Opinion
November Term, 1900.
John Delahunty, for the appellant.
A. Blumenstiel, for the respondent.
By the order appealed from in this cause, a preference on the calendar of the court was given upon a motion made by the plaintiff. He claimed the right to the preference under the provisions of section 791 of the Code of Civil Procedure. It is provided, among other things, by the 5th subdivision of that section, that in any court an action or special proceeding in which an executor or an administrator or testamentary trustee, or an infant or a trustee of a fund for the support and maintenance of an infant, or a receiver appointed by the court, or a trustee in bankruptcy, is entitled to a preference.

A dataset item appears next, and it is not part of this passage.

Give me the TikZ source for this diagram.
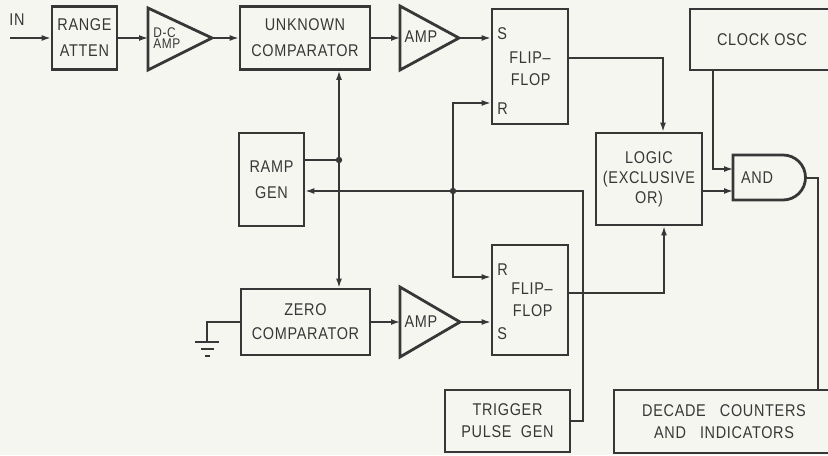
\documentclass[tikz,border=0pt]{standalone}
\usepackage{fontspec}
\setmainfont[FakeStretch=0.85, LetterSpace=4]{Liberation Sans}
\usetikzlibrary{arrows.meta}
\definecolor{ink}{RGB}{55,55,55}
\definecolor{paper}{RGB}{246,246,241}

\begin{document}
\begin{tikzpicture}[
    x=0.5pt, y=-0.5pt,
    blk/.style={rectangle, draw=ink, line width=1.4pt, inner sep=0pt, align=center, text=ink, font=\fontsize{8.5}{13}\selectfont},
    lbl/.style={inner sep=0pt, text=ink, font=\fontsize{8.5}{11}\selectfont},
    wire/.style={draw=ink, line width=0.7pt},
    arr/.style={wire, -{Latex[length=4.5pt,width=3pt]}},
    tri/.style={draw=ink, line width=1.4pt, line join=miter}
]
\useasboundingbox (0,0) rectangle (828,455);
\fill[paper] (0,0) rectangle (828,455);
\clip (0,0) rectangle (828,455);

% blocks
\node[blk, minimum width=32.5pt, minimum height=31.5pt] (atten) at (84.5,38) {RANGE\\ATTEN};
\node[blk, minimum width=65pt, minimum height=31.5pt] (unk) at (305,38) {UNKNOWN\\COMPARATOR};
\node[blk, minimum width=38pt, minimum height=57.5pt] (ff1) at (530,66.5) {};
\node[blk, minimum width=72pt, minimum height=30.5pt] (clock) at (762,39.5) {CLOCK OSC};
\node[blk, minimum width=32.5pt, minimum height=46.5pt] (ramp) at (271.5,179.5) {RAMP\\GEN};
\node[blk, minimum width=53pt, minimum height=46pt, font=\fontsize{8.5}{10}\selectfont] (logic) at (649,179) {LOGIC\\(EXCLUSIVE\\OR)};
\node[blk, minimum width=64.5pt, minimum height=33pt, font=\fontsize{8.5}{12}\selectfont] (zero) at (305.5,322) {ZERO\\COMPARATOR};
\node[blk, minimum width=38pt, minimum height=55pt] (ff2) at (530,300) {};
\node[blk, minimum width=62.5pt, minimum height=31pt, font=\fontsize{8.5}{11}\selectfont] (trig) at (507.5,421) {TRIGGER\\PULSE\ \ GEN};
\node[blk, minimum width=110pt, minimum height=31.5pt, font=\fontsize{8.5}{11}\selectfont] (decade) at (724,421.5) {DECADE\ \ \ COUNTERS\\AND\ \ \ INDICATORS};

% flip-flop labels
\node[lbl, anchor=west] (ff1s) at (497,34) {S};
\node[lbl, anchor=west] (ff1r) at (497,109) {R};
\node[lbl, anchor=east, align=right] (ff1t) at (551,69) {FLIP--\\FLOP};
\node[lbl, anchor=west] (ff2r) at (497,270) {R};
\node[lbl, anchor=west] (ff2s) at (497,334) {S};
\node[lbl, anchor=east, align=right] (ff2t) at (553,300) {FLIP--\\FLOP};

% amplifiers and gate
\draw[tri] (148,8) -- (212,38) -- (148,70) -- cycle;
\coordinate (dcin) at (148,38);
\coordinate (dcout) at (212,38);
\node[lbl, anchor=north west, align=left, font=\fontsize{7}{5.8}\selectfont] (dclbl) at (153,27) {D-C\\AMP};
\draw[tri] (400,6) -- (459,38) -- (400,70) -- cycle;
\coordinate (a1in) at (400,38);
\coordinate (a1out) at (459,38);
\node[lbl] (a1lbl) at (421,37) {AMP};
\draw[tri] (400,287) -- (460,322) -- (400,357) -- cycle;
\coordinate (a2in) at (400,322);
\coordinate (a2out) at (460,322);
\node[lbl] (a2lbl) at (421,322) {AMP};
\draw[tri] (733,155) -- (783,155) arc[start angle=90, end angle=-90, radius=11.25pt] -- (733,200) -- cycle;
\coordinate (andA) at (733,169);
\coordinate (andB) at (733,191);
\coordinate (andout) at (805,178);
\node[lbl] (andlbl) at (757,178) {AND};

% input
\coordinate (in) at (10,38);
\node[lbl] (inlbl) at (17,20) {IN};

% junctions
\coordinate (j1) at (339,160);
\coordinate (j2) at (453,191);
\coordinate (tcorner) at (583,191);
\coordinate (gnd) at (207,342);

% signal path
\draw[arr] (in) -- (atten);
\draw[arr] (atten) -- (dcin);
\draw[arr] (dcout) -- (unk);
\draw[arr] (unk) -- (a1in);
\draw[arr] (a1out) -- (a1out -| ff1.west);
\draw[arr] ([yshift=4.25pt]ff1.east) -| ([xshift=7pt]logic.north);
\draw[arr] ([yshift=3.5pt]ff2.east) -| ([xshift=7.5pt]logic.south);
\draw[arr] ([yshift=-6pt]logic.east) -- (andB);
\draw[arr] ([xshift=-24.5pt]clock.south) |- (andA);
\draw[wire] (andout) -| ([xshift=47pt]decade.north);

% ramp and comparators
\draw[wire] (ramp.east |- j1) -- (j1);
\draw[wire, {Latex[length=4.5pt,width=3pt]}-{Latex[length=4.5pt,width=3pt]}] (unk.south -| j1) -- (zero.north -| j1);
\fill[ink] (j1) circle (1.6pt);
\draw[arr] (zero) -- (a2in);
\draw[arr] (a2out) -- (a2out -| ff2.west);
\draw[wire] (zero.west) -| (gnd);
\draw[wire] ([xshift=-6pt]gnd) -- ([xshift=6pt]gnd);
\draw[wire] ([xshift=-3pt,yshift=-3.5pt]gnd) -- ([xshift=3.5pt,yshift=-3.5pt]gnd);
\draw[wire] ([xshift=-1pt,yshift=-7pt]gnd) -- ([xshift=1.5pt,yshift=-7pt]gnd);

% trigger
\draw[arr] (trig.east) -| (tcorner) -- (ramp.east |- tcorner);
\fill[ink] (j2) circle (1.6pt);
\draw[arr] (j2) |- ([yshift=-18.25pt]ff1.west);
\draw[arr] (j2) |- ([yshift=11.5pt]ff2.west);

\end{tikzpicture}
\end{document}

An action in which the plaintiff is a receiver in bankruptcy is not within those designated in the statute as entitled to a preference. The plaintiff alleges in his complaint that he is a temporary receiver of a bankrupt, and that, by the order of the United States District Court appointing him, he is authorized to collect and receive into his possession outstanding accounts and debts due to the bankrupt. The "receiver appointed by the court," mentioned in the 5th subdivision of section 791 of the Code of Civil Procedure, is not one in bankruptcy. Prior to the amendment of section 791 by chapter 144 of the Laws of 1900, there was no provision in the statute by which an action to which a bankruptcy official was a party was entitled to a preference. The amendment of 1900 consists in the introduction in subdivision 5, after the words "or a receiver appointed by the court," of the words "or a trustee in bankruptcy." It is quite plain that the amendment of 1900 was intended to relate only to those who actually are trustees in bankruptcy — those who have the general administration and distribution of the bankrupt estate — and we are not authorized to extend the requirement of the statute to a class of persons not in terms included within it.
We think the order was wrong and should be reversed, with ten dollars costs and disbursements, and the motion denied, with ten dollars costs.
VAN BRUNT, P.J., RUMSEY, O'BRIEN and McLAUGHLIN, JJ., concurred.
Order reversed, with ten dollars costs and disbursements, and motion denied, with ten dollars costs.